Rusia memandang NATO sebagai ancaman terhadap keamanan nasionalnya. Moskow berpendapat bahwa ekspansi NATO adalah upaya untuk mengepung Rusia dan mengurangi pengaruhnya di kawasan tersebut. Rusia juga menuduh NATO melakukan intervensi dalam urusan dalam negeri negara-negara lain dan melanggar hukum internasional.

Namun, Rusia juga menyatakan kesediaannya untuk bekerja sama dengan NATO dalam isu-isu kepentingan bersama seperti terorisme dan proliferasi senjata pemusnah massal. Rusia berpendapat bahwa dialog dan negosiasi adalah cara terbaik untuk mengatasi perbedaan dan membangun kepercayaan.

Perspektif Negara-Negara Non-Anggota NATO

Negara-negara non-anggota NATO memiliki pandangan yang beragam tentang aliansi tersebut. Beberapa negara, seperti Ukraina dan Georgia, bercita-cita untuk bergabung dengan NATO karena mereka merasa terancam oleh Rusia. Negara-negara lain, seperti Swedia dan Finlandia, telah mempertahankan kebijakan netralitas tetapi bekerja sama erat dengan NATO dalam berbagai bidang.

Negara-negara lain lagi, seperti Tiongkok dan India, memiliki pandangan yang lebih kritis terhadap NATO. Mereka berpendapat bahwa NATO adalah produk dari Perang Dingin yang tidak lagi relevan di dunia multipolar saat ini. Mereka juga khawatir bahwa NATO dapat digunakan untuk menekan negara-negara lain dan mengganggu urusan dalam negeri mereka.

Kesimpulan

Penolakan terhadap NATO adalah fenomena kompleks yang didorong oleh berbagai faktor politik, ekonomi, dan ideologis.
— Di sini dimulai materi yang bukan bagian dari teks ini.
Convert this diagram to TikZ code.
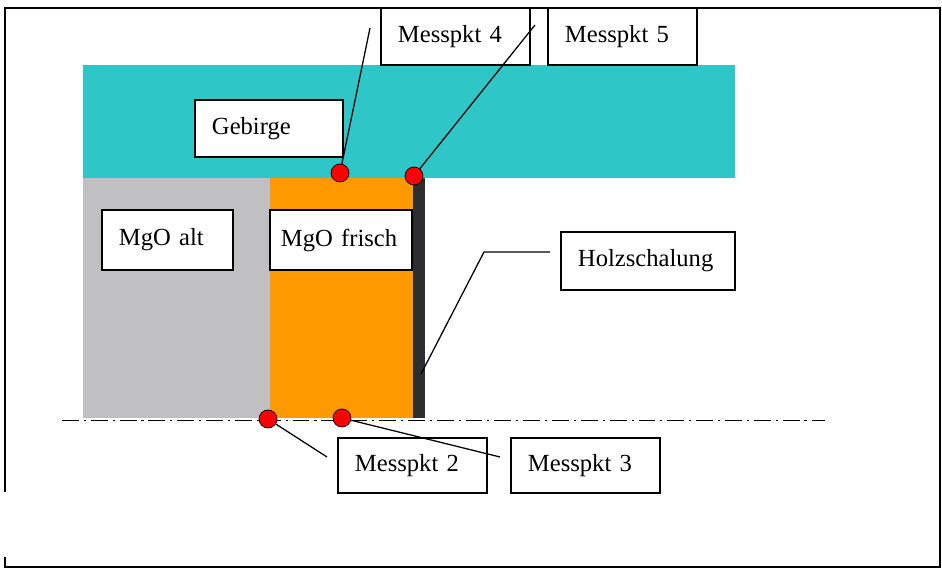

Ekspansi NATO, intervensi militer, beban keuangan, sentimen anti-perang, dan prioritas yang berbeda semuanya telah berkontribusi pada penolakan ini. Implikasi penolakan terhadap NATO sangat signifikan dan dapat memengaruhi tatanan dunia secara mendalam.

Penting untuk mempertimbangkan berbagai perspektif dan terlibat dalam dialog yang konstruktif untuk mengatasi perbedaan dan membangun kepercayaan. Masa depan NATO akan bergantung pada kemampuannya untuk beradaptasi dengan perubahan lingkungan keamanan dan memenuhi kebutuhan dan kekhawatiran semua pemangku kepentingan.